Thursday, November 17, 2005

Anyway, there's not much of note going on around these parts. Thanksgiving is coming up and I have to go up with my Mom and Steve to my grandma's with all my beautiful cousins, I'm not really looking forward to that, esp. since my other siblings have found a way out of it. Work has gotten better and worse at the same time, in one sense it's less stressful because some much needed money has come in, but I'm also kind of hmm... dis-enamored with it, something like that, not so interested, maybe just lazy, I don't know - but maybe having the long thanksgiving weekend will be good for that.
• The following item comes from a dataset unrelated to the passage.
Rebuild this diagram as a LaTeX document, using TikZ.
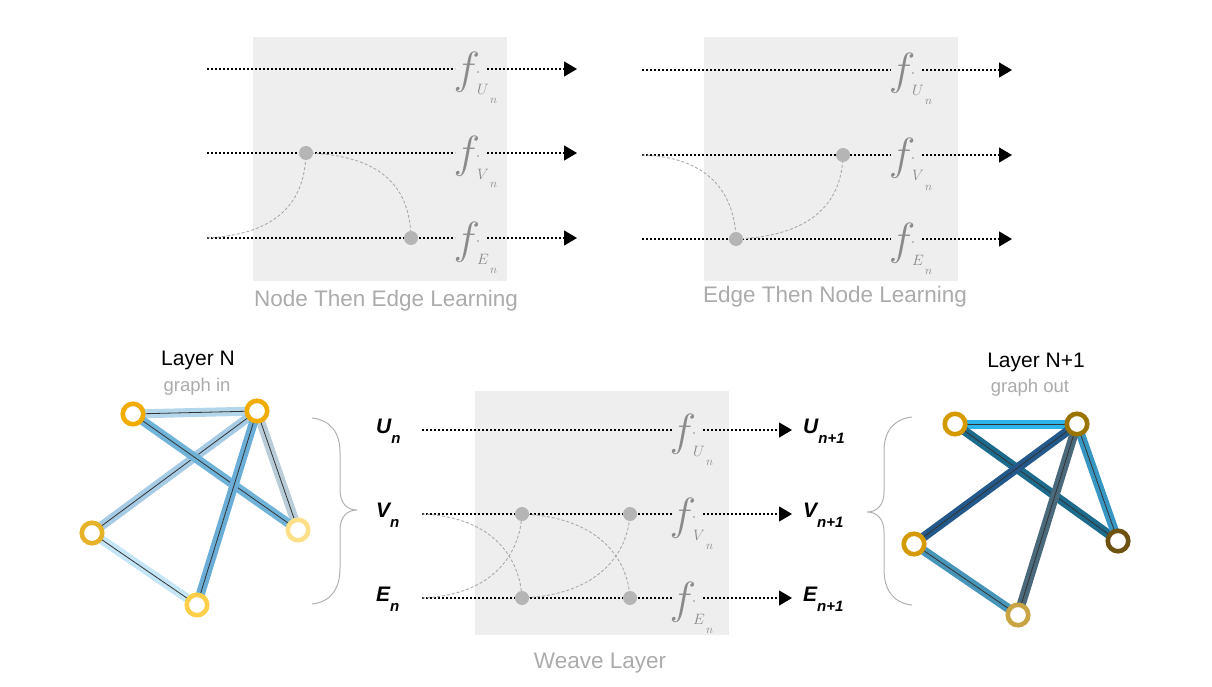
\RequirePackage{fix-cm}
\documentclass[tikz,border=0pt]{standalone}
\usepackage{fontspec}
\setmainfont{Liberation Sans}
\usetikzlibrary{arrows.meta}
\definecolor{boxgray}{HTML}{EEEEEE}
\definecolor{dotgray}{HTML}{B5B5B5}
\definecolor{curvegray}{HTML}{AAAAAA}
\definecolor{fgray}{HTML}{8A8A8A}
\definecolor{capgray}{HTML}{ABABAB}
\definecolor{bracegray}{HTML}{B0B0B0}
% left graph colours
\definecolor{le12}{HTML}{B3D6EA}
\definecolor{le23}{HTML}{A6CBE5}
\definecolor{le24}{HTML}{B8CDD8}
\definecolor{le35}{HTML}{C5E6F7}
\definecolor{le14}{HTML}{6FB3D8}
\definecolor{le25}{HTML}{6AAED7}
\definecolor{ln1}{HTML}{F2AC00}
\definecolor{ln2}{HTML}{F0AC00}
\definecolor{ln3}{HTML}{E6B22A}
\definecolor{ln4}{HTML}{FFE08A}
\definecolor{ln5}{HTML}{FFCF4A}
% right graph colours
\definecolor{re12}{HTML}{2CB3E8}
\definecolor{re14}{HTML}{1D6B8C}
\definecolor{re24}{HTML}{3797C2}
\definecolor{re35}{HTML}{4796B9}
\definecolor{re23}{HTML}{23598A}
\definecolor{re25}{HTML}{4A6A7B}
\definecolor{rn1}{HTML}{D49A00}
\definecolor{rn2}{HTML}{9A7400}
\definecolor{rn3}{HTML}{D49A00}
\definecolor{rn4}{HTML}{6E5212}
\definecolor{rn5}{HTML}{C9A444}
\tikzset{
  flow/.style={draw=black, line width=1.3pt, dash pattern=on 2.4pt off 1.6pt},
  flowarrow/.style={flow, -{Triangle[length=13pt,width=15pt]}},
  weave/.style={draw=curvegray, line width=0.9pt, dash pattern=on 3pt off 2pt},
  dotnode/.style={circle, fill=dotgray, inner sep=0pt, minimum size=14pt},
  vert/.style={circle, draw=#1, line width=4.6pt, fill=white, inner sep=0pt, minimum size=20.5pt},
  gedge/.style={preaction={draw=#1, line width=9pt}, draw=black!80, line width=0.8pt},
  caption/.style={text=capgray, font=\fontsize{22.5}{22.5}\selectfont},
  boxfill/.style={fill=boxgray},
  brace/.style={draw=bracegray, line width=1pt},
  varlab/.style={anchor=base west, inner sep=0pt, font=\fontsize{21}{21}\selectfont\bfseries\itshape},
}
\newcommand\flab[4]{%
  \node[anchor=base, text=fgray, inner sep=0pt, font=\fontsize{45}{45}\selectfont] (#1) at (#2,#3+15) {$f$};
  \node[anchor=base west, text=fgray, inner sep=0pt, font=\fontsize{15}{15}\selectfont] (#1s) at (#2+10,#3+26) {$#4$};
  \node[anchor=base west, text=fgray, inner sep=0pt, font=\fontsize{12}{12}\selectfont] (#1n) at (#2+23,#3+35) {$n$};
  \fill[fgray] (#2+11,#3+3) circle (0.9);
}
\newcommand\sub[1]{\raisebox{-10pt}{\fontsize{15}{15}\selectfont #1}}
\begin{document}
\begin{tikzpicture}[x=1pt,y=-1pt]
\useasboundingbox (0,0) rectangle (1212,687);

% ---------------- boxes
\fill[boxfill] (253,37) rectangle (507,281);
\fill[boxfill] (704,37) rectangle (958,281);
\fill[boxfill] (475,391) rectangle (729,635);

% ---------------- f labels
\flab{fa1}{467}{69}{U}
\flab{fa2}{467}{153}{V}
\flab{fa3}{467}{238}{E}
\flab{fb1}{902}{70}{U}
\flab{fb2}{902}{155}{V}
\flab{fb3}{902}{239}{E}
\flab{fw1}{683}{430}{U}
\flab{fw2}{683}{514}{V}
\flab{fw3}{683}{598}{E}

% ---------------- coordinates
% top-left
\coordinate (sa1) at (207,69);  \coordinate (ga1) at (455,69);  \coordinate (ra1) at (487,69);  \coordinate (ea1) at (577,69);
\coordinate (sa2) at (207,153); \coordinate (ga2) at (455,153); \coordinate (ra2) at (487,153); \coordinate (ea2) at (577,153);
\coordinate (sa3) at (207,238); \coordinate (ga3) at (455,238); \coordinate (ra3) at (487,238); \coordinate (ea3) at (577,238);
\coordinate (pa1) at (306,153); \coordinate (pa2) at (411,238);
% top-right
\coordinate (sb1) at (642,70);  \coordinate (gb1) at (891,70);  \coordinate (rb1) at (922,70);  \coordinate (eb1) at (1012,70);
\coordinate (sb2) at (642,155); \coordinate (gb2) at (891,155); \coordinate (rb2) at (922,155); \coordinate (eb2) at (1012,155);
\coordinate (sb3) at (642,239); \coordinate (gb3) at (891,239); \coordinate (rb3) at (922,239); \coordinate (eb3) at (1012,239);
\coordinate (pb1) at (843,155); \coordinate (pb2) at (736,239);
% bottom
\coordinate (sw1) at (422,430); \coordinate (gw1) at (672,430); \coordinate (rw1) at (703,430); \coordinate (ew1) at (792,430);
\coordinate (sw2) at (422,514); \coordinate (gw2) at (672,514); \coordinate (rw2) at (703,514); \coordinate (ew2) at (792,514);
\coordinate (sw3) at (422,598); \coordinate (gw3) at (672,598); \coordinate (rw3) at (703,598); \coordinate (ew3) at (792,598);
\coordinate (pw1) at (522,514); \coordinate (pw2) at (630,514);
\coordinate (pw3) at (522,598); \coordinate (pw4) at (630,598);

% ---------------- flow lines
\foreach \p in {a,b,w}{
  \foreach \i in {1,2,3}{
    \draw[flow] (s\p\i) -- (g\p\i);
    \draw[flowarrow] (r\p\i) -- (e\p\i);
  }
}

% ---------------- weave curves
\draw[weave] (sa3) .. controls (285,234) and (305,195) .. (pa1);
\draw[weave] (pa1) .. controls (385,155) and (410,190) .. (pa2);
\draw[weave] (sb2) .. controls (715,157) and (735,200) .. (pb2);
\draw[weave] (pb2) .. controls (815,236) and (842,200) .. (pb1);
\draw[weave] (sw2) .. controls (495,517) and (520,560) .. (pw3);
\draw[weave] (sw3) .. controls (495,595) and (520,552) .. (pw1);
\draw[weave] (pw1) .. controls (600,517) and (628,560) .. (pw4);
\draw[weave] (pw3) .. controls (600,595) and (628,552) .. (pw2);

% ---------------- dots
\foreach \d in {pa1,pa2,pb1,pb2,pw1,pw2,pw3,pw4}{
  \node[dotnode] (d\d) at (\d) {};
}

% ---------------- captions
\node[caption] (capA) at (386,301) {Node Then Edge Learning};
\node[caption] (capB) at (835,297) {Edge Then Node Learning};
\node[caption] (capW) at (600,663) {Weave Layer};

% ---------------- variable labels
\node[varlab] (un)  at (376,433) {U\sub{n}};
\node[varlab] (vn)  at (376,517) {V\sub{n}};
\node[varlab] (en)  at (376,601) {E\sub{n}};
\node[varlab] (un1) at (803,433) {U\sub{n+1}};
\node[varlab] (vn1) at (803,517) {V\sub{n+1}};
\node[varlab] (en1) at (803,601) {E\sub{n+1}};

% ---------------- braces
\draw[brace] (312,418) .. controls (330,420) and (340,432) .. (340,452) -- (340,490)
  .. controls (340,503) and (347,510) .. (357,510)
  .. controls (347,510) and (340,517) .. (340,530) -- (340,568)
  .. controls (340,590) and (330,602) .. (312,604);
\draw[brace] (912,417) .. controls (894,419) and (884,431) .. (884,451) -- (884,492)
  .. controls (884,505) and (877,512) .. (867,512)
  .. controls (877,512) and (884,519) .. (884,532) -- (884,569)
  .. controls (884,591) and (894,603) .. (912,605);

% ---------------- graph titles
\node[font=\fontsize{21}{21}\selectfont] (tN) at (198,360) {Layer N};
\node[text=capgray, font=\fontsize{18.5}{18.5}\selectfont] (tNi) at (197,387) {graph in};
\node[font=\fontsize{21}{21}\selectfont] (tN1) at (1036,362) {Layer N+1};
\node[text=capgray, font=\fontsize{18.5}{18.5}\selectfont] (tN1o) at (1030,388) {graph out};

% ---------------- left graph
\coordinate (g1) at (133,414);
\coordinate (g2) at (257,411);
\coordinate (g3) at (92,533);
\coordinate (g4) at (298,530);
\coordinate (g5) at (197,605);
\draw[gedge=le12] (g1) -- (g2);
\draw[gedge=le23] (g2) -- (g3);
\draw[gedge=le24] (g2) -- (g4);
\draw[gedge=le35] (g3) -- (g5);
\draw[gedge=le14] (g1) -- (g4);
\draw[gedge=le25] (g2) -- (g5);
\node[vert=ln1] (v1) at (g1) {};
\node[vert=ln2] (v2) at (g2) {};
\node[vert=ln3] (v3) at (g3) {};
\node[vert=ln4] (v4) at (g4) {};
\node[vert=ln5] (v5) at (g5) {};

% ---------------- right graph
\coordinate (h1) at (955,424);
\coordinate (h2) at (1077,424);
\coordinate (h3) at (914,544);
\coordinate (h4) at (1118,541);
\coordinate (h5) at (1018,615);
\draw[gedge=re12] (h1) -- (h2);
\draw[gedge=re14] (h1) -- (h4);
\draw[gedge=re24] (h2) -- (h4);
\draw[gedge=re35] (h3) -- (h5);
\draw[gedge=re23] (h2) -- (h3);
\draw[gedge=re25] (h2) -- (h5);
\node[vert=rn1] (w1) at (h1) {};
\node[vert=rn2] (w2) at (h2) {};
\node[vert=rn3] (w3) at (h3) {};
\node[vert=rn4] (w4) at (h4) {};
\node[vert=rn5] (w5) at (h5) {};
\end{tikzpicture}
\end{document}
I just finally finished house sitting last week, just a bad idea altogether, and since I haven't really gotten it together and found an apartment, I'm living at my Mom's house for the time being. It's kind of nice, sad that Candy isn't around anymore, weird because I still live there like a kid and slack a bit, and fun because baby Nathan is there, and he's really cute. His new word this week is Wacky from a Theo ...(dr. suess) book - Wacky Wednesday, it sounds more like aCKeee when he says it, but it's fun all the same, he makes that CK sound really well - drinCK truCK, yuCKy, he's got it down.

With such exiting things to write, it's a wonder why I haven't posted in a bit. Seems I need to be observant, reminisce or get inspired once again. I should wish my blog a belated 1st birthday, and promise to it I will be more excited/interested or do more exciting/interesting things so I might write more often.